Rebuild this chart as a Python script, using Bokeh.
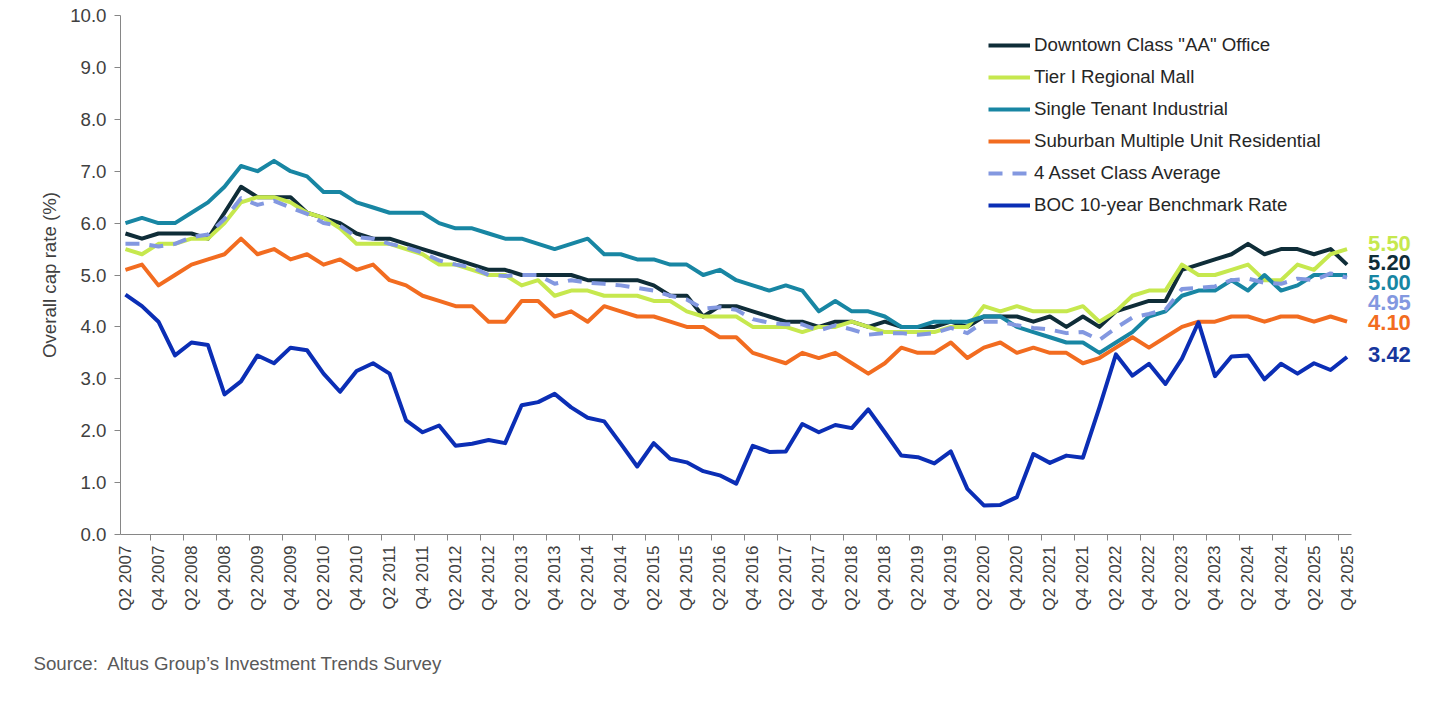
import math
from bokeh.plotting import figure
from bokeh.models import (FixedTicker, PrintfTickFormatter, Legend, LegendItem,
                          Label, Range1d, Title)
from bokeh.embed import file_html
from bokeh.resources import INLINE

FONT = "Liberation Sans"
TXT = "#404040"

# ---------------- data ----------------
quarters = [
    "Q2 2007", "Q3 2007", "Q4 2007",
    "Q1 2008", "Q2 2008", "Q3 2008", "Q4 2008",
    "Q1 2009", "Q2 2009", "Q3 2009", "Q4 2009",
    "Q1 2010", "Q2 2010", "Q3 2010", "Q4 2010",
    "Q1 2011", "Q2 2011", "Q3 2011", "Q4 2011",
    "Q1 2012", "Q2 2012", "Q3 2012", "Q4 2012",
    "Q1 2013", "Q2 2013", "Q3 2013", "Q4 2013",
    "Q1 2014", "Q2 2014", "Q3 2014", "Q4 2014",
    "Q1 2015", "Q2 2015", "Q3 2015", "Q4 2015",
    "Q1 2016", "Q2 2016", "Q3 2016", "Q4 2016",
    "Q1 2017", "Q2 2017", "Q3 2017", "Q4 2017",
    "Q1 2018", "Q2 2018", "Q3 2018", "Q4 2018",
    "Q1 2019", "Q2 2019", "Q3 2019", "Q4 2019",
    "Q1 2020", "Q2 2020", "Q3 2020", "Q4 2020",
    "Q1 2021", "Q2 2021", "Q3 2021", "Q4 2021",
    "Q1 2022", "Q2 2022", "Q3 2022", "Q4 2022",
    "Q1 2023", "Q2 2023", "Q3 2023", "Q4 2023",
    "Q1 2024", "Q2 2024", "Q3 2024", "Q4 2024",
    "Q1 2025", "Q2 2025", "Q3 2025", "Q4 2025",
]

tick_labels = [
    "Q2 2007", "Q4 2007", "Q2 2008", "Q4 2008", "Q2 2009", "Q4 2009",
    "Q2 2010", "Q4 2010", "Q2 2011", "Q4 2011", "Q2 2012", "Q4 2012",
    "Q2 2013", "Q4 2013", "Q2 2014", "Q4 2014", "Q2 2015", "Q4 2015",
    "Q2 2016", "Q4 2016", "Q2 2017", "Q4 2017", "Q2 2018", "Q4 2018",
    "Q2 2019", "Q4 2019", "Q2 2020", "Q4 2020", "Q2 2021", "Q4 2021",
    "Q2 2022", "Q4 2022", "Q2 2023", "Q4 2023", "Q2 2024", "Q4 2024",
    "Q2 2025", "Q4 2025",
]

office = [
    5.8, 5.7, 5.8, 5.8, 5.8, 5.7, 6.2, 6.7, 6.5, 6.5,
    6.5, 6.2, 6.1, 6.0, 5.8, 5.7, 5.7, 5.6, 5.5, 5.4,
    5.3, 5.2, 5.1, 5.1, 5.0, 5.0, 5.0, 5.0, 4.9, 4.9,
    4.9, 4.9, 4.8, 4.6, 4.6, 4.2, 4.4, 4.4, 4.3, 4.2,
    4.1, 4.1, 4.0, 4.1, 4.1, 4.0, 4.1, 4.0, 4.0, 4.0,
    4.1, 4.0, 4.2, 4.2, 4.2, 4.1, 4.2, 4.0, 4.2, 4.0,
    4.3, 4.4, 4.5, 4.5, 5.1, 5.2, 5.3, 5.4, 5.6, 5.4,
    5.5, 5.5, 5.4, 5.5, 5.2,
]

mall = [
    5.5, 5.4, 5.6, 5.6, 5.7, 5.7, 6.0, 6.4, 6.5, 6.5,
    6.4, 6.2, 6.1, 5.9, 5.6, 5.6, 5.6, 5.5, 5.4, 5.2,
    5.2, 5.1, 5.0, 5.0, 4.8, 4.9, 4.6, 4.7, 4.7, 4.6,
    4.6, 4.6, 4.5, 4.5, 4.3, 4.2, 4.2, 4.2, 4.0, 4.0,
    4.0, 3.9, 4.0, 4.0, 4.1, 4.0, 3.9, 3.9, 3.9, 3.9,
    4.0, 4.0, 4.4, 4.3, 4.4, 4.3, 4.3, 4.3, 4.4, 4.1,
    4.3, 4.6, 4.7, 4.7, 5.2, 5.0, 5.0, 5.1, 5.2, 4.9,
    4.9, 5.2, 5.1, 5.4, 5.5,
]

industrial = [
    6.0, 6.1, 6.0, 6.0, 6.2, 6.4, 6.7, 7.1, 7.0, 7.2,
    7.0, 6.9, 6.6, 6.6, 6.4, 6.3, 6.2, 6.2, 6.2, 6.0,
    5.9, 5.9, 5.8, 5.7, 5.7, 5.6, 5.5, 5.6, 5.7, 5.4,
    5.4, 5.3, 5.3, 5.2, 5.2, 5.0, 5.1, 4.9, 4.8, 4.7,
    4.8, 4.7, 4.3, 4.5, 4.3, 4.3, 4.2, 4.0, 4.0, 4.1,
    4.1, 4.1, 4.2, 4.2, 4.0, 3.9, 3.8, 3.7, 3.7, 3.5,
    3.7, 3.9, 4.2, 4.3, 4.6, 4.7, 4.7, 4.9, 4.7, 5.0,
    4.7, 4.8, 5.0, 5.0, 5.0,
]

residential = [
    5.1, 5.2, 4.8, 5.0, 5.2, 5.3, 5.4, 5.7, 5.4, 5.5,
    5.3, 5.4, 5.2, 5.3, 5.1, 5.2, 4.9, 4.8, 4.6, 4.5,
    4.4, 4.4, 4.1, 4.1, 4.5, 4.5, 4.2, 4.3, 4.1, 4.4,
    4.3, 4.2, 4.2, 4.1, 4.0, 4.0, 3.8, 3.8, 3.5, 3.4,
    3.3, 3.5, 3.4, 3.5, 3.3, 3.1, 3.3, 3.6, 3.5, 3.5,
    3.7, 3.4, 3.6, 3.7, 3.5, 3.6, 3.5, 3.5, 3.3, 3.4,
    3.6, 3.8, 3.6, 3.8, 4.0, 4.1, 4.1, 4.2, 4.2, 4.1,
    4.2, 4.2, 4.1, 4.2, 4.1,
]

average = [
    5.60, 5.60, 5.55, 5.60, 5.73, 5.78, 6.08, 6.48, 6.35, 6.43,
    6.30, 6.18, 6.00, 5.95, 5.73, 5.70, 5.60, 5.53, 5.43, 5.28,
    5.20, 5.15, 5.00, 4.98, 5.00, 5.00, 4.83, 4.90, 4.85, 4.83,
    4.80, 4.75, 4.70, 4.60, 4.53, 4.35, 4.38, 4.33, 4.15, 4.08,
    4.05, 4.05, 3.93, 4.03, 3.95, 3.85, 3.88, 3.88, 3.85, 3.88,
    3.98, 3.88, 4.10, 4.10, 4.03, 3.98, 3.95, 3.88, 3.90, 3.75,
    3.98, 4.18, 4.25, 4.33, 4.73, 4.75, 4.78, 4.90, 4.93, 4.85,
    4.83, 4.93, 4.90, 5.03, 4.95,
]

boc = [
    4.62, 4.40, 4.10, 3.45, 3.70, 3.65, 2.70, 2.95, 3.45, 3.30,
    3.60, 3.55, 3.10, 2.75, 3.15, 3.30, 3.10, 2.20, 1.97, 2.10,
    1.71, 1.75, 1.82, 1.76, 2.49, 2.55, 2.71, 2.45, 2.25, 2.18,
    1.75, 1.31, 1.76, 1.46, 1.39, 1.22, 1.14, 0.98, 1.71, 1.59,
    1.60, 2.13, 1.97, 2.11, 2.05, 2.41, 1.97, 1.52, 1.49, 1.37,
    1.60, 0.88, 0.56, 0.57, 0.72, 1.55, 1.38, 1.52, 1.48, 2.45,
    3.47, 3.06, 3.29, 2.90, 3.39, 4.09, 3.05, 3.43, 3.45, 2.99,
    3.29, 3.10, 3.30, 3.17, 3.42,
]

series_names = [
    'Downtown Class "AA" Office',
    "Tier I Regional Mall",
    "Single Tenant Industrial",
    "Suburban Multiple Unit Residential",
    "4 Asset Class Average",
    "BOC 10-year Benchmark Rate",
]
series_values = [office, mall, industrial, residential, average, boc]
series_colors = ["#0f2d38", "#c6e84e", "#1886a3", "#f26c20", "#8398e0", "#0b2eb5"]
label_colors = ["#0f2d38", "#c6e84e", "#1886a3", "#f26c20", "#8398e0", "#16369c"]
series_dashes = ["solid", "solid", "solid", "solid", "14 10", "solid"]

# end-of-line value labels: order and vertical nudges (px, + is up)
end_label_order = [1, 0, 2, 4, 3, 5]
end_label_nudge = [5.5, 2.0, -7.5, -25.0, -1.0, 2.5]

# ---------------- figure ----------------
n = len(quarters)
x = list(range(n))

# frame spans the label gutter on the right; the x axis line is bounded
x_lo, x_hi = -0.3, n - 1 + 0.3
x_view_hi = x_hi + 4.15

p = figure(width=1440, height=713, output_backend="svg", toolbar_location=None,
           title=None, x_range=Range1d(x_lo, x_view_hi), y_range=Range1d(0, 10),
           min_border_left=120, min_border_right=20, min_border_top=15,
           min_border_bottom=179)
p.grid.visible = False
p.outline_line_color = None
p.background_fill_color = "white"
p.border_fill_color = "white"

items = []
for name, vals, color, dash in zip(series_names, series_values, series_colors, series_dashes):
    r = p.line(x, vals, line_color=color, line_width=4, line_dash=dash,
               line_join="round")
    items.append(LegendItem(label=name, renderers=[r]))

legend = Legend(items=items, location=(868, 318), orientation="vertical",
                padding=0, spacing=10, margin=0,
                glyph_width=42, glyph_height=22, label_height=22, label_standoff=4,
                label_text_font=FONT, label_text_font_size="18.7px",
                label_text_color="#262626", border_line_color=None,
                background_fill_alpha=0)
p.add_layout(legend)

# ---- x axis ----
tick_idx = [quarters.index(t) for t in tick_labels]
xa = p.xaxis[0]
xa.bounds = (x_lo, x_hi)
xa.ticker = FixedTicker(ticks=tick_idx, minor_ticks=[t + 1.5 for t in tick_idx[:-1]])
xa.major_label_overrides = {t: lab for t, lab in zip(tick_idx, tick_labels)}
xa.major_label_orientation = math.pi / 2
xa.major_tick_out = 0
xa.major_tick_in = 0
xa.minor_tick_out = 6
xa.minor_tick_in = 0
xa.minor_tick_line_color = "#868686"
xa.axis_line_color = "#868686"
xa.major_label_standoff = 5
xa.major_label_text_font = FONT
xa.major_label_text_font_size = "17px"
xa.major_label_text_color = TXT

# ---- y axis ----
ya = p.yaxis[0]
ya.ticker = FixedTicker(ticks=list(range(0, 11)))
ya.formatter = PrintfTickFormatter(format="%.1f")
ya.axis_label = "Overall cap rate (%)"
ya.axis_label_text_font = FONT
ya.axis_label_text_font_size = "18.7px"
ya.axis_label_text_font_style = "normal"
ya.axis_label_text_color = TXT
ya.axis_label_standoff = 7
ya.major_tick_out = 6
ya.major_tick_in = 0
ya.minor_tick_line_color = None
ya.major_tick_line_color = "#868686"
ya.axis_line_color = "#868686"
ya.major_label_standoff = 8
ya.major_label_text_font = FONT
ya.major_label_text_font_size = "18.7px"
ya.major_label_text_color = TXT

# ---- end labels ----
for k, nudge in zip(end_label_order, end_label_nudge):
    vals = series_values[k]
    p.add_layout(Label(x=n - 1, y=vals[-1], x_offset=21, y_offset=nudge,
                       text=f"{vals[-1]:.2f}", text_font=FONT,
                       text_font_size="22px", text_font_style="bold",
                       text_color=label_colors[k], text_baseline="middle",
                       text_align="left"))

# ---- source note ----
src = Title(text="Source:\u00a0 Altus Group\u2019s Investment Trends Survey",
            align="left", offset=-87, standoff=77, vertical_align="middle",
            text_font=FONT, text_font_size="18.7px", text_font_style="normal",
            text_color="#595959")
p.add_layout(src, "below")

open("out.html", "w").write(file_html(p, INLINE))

##########

Instruction: Begin at the first line of the data above and repeat each line exactly, stopping after the line containing "from bokeh.resources import INLINE". Omit the pictures.

Response to this task:
Rebuild this chart as a Python script, using Bokeh.
import math
from bokeh.plotting import figure
from bokeh.models import (FixedTicker, PrintfTickFormatter, Legend, LegendItem,
                          Label, Range1d, Title)
from bokeh.embed import file_html
from bokeh.resources import INLINE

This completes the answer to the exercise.